Problems: Corn plants can sometimes be affected by spider mites and a few other insects.

11. Arrowhead vine

Where to put it: Keep your arrowhead vine in places with medium to low light. Bright light could also work, but make sure not to keep it there too long. Variegated types can handle more direct sunlight.

Water: The arrowhead vine prefers moist soil, but make sure it’s not too soggy. Once the soil starts to dry, it’s time to water it again. In winter, water it less frequently but don’t let it dry out.

Problems: Pests are usually not a problem, but it could be attacked by spider mites, mealybugs, and some other insects.

12. Spider plant

Where to put it: Put your spider plant in a bright spot, but make sure there’s no direct sunlight. It can also grow in low sunlight, but slower.

Water: Keep the soil moist. After watering, check it after 4-5 days. If it’s dry, it’s time to water it again.

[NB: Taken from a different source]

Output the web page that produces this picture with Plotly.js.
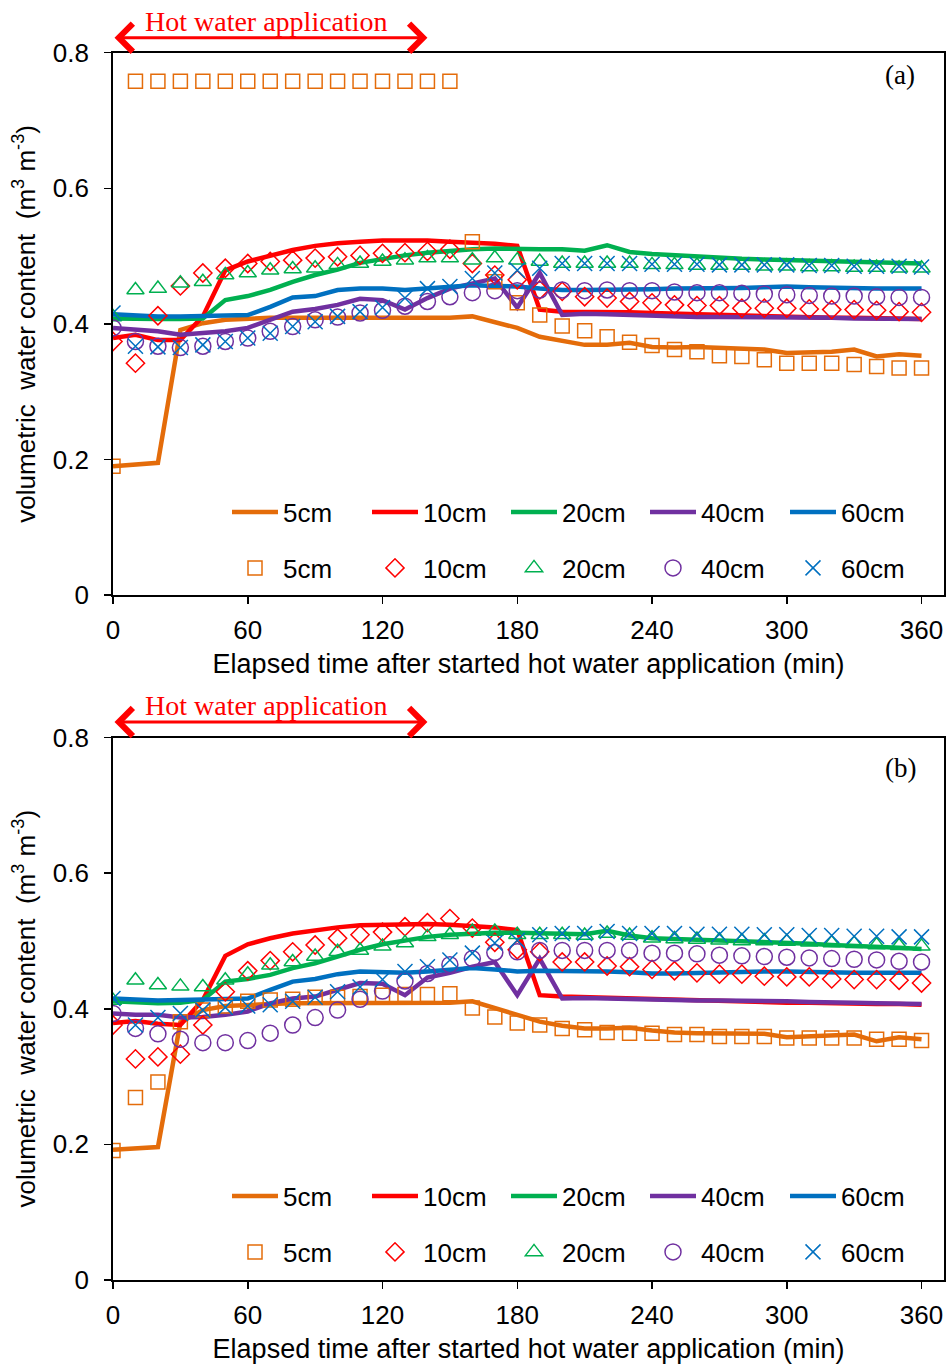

Problems: Usually spider plants are pest-free, but they can sometimes be affected by spider mites, scales, and aphids. However, they can be prevented by good air circulation, adequate water, and bright light.

13. ZZ plant

Where to put it: Keep your ZZ plant in a bright room, but out of direct sunlight. It can also tolerate low light.

Water: Water it thoroughly and let the soil dry out before watering again. It can handle dry soil for a while, but if you leave it like that for too long, it will drop its leaves.

Problems: The ZZ plant is almost completely resistant to pests and diseases. Diseases might appear only if you water it too much or keep it in a very humid place. ZZ plants can also be infested by aphids, but it’s very rare. You should also keep in mind that it’s poisonous if you eat or chew it.

14. Philodendron

Where to put it: Philodendrons like moderate to bright light. Make sure not to put them in direct sunlight though.

Water: Keep the soil slightly moist throughout the year, except for winter. In winter, let the surface dry out.

Problems: Philodendrons are usually pest-free, but they can become infested with aphids, mealybugs, scales, and spider mites.

15. Snake plant

Where to put it: Keep your snake plant in bright but indirect sunlight. If you keep it in a more shaded spot, it will also be fine, although, it might grow a bit slower and lose its bright color.

Water: The snake plant tolerates drought very well. Don’t water it a lot, and make sure the soil is not too moist. During the summer, water the plant as soon as it dries out. During the winter, you can leave it dry for longer periods of time.

Problems: Snake plants might have some insect infestations or fungal problems.

Which plant would you bring home with you? What plants do you already have? Are they easy to take care of?